Partners & Pastors

Dustin Turner
August 17, 2021

This week we celebrated the ordination and enlistment of a new pastor with Vintage Church. As we’ve been discussing, it is important and helpful to understand and remember how our Vintage Partners and pastors work together. A church needs both. Like any organization, or better yet family, members and leaders are needed. Here, however, is what is important to recognize first. Pastors are partners. At Vintage Church, we call our church members partners. Why? They are partners because we partner with God and with one another to do the work he has called us to. Pastors are partners just like parents are family members. I am a husband and father, but that doesn’t exclude me from being a part of my family. I just have a different role than my wife and kids. In the same way, Vintage pastors are first and foremost Vintage partners. While we lead the church, we are also a part of the church.

Second, Vintage Partners and pastors should (and must) work together. If we are partners in God’s church together then we are on the same team working toward the same goal. We simply have different functions on the team. Imagine a quarterback trying to play wide receiver rather than his position, or vice versa. The football almost would never move forward. You have to have a quarterback to either hand the ball off to a running back or throw it to a wide receiver. In order to win football games every player is needed to play their position. You need quarterbacks, running backs, wide receivers, lineman, defensive linemen, linebackers, safeties, and even kickers.

In the same way every church needs pastors and partners (we also need deacons, but that’s another topic for another day). In order to advance the mission, we must be on the same team, working from the same playbook, focused on the same goal. For Vintage Church that means we will be about gospel proclamation, gospel transformation, and gospel multiplication (i.e. our mission). This action should lead to us living the gospel, serving the city, and being the church (i.e., our measures; winning). But we have to work together in our different roles.

One of my favorite passages in Scripture is Ephesians 4:11–12:

And he gave the apostles, the prophets, the evangelists, the shepherds and teachers, to equip the saints for the work of ministry, for building up the body of Christ.

These two verses encapsulate the pastors’ role as well as the partners’ role. Paul begins by listing several offices in the early church—apostles, prophets, evangelists, shepherd-teachers. These were the leaders of the early church. 2,000 years later our pastors serve as the leaders of the local church. What are the pastors to do: “equip the saints for the work of ministry.” The meaning behind “equip” is to make someone adequate or sufficient for something. Think of a trade school. Why does someone attend a trade school? They go to become adequate or sufficient in plumbing, carpentry, electrical, and more. Similarly, pastors are called to prepare the church to do the very thing God has called his church to do.

What is the church to do? Vintage Partners are to do “the work of the ministry.” This is the mission. It is the game we are playing. God has equipped each and every Christian with gifts, a context, and ultimately a mission. We do the work of ministry when we use our gifts in our context for the sake of the mission. This should include things like holiness, evangelism, service, church planting, missions, love, and more.

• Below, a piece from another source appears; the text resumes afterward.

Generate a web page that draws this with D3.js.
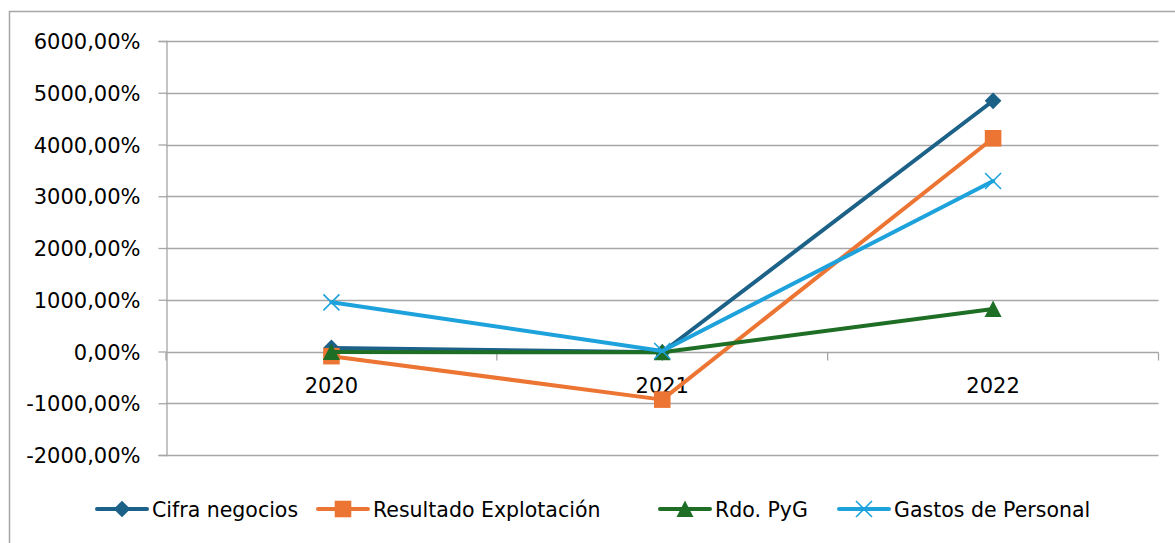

For any team sport, coaches and players are both needed to win. Both have a part to play in the overall success of a team. The same is true for the church. The church is far more than its pastors—Partners—but pastors are needed. But our pastors, myself included, must never forget we are player-coaches. We not only lead the church; we are the church. As we celebrate the ordination of another pastor into the life of Vintage Church, may we all, pastors and partners alike, live out the responsibilities and roles God has called us to.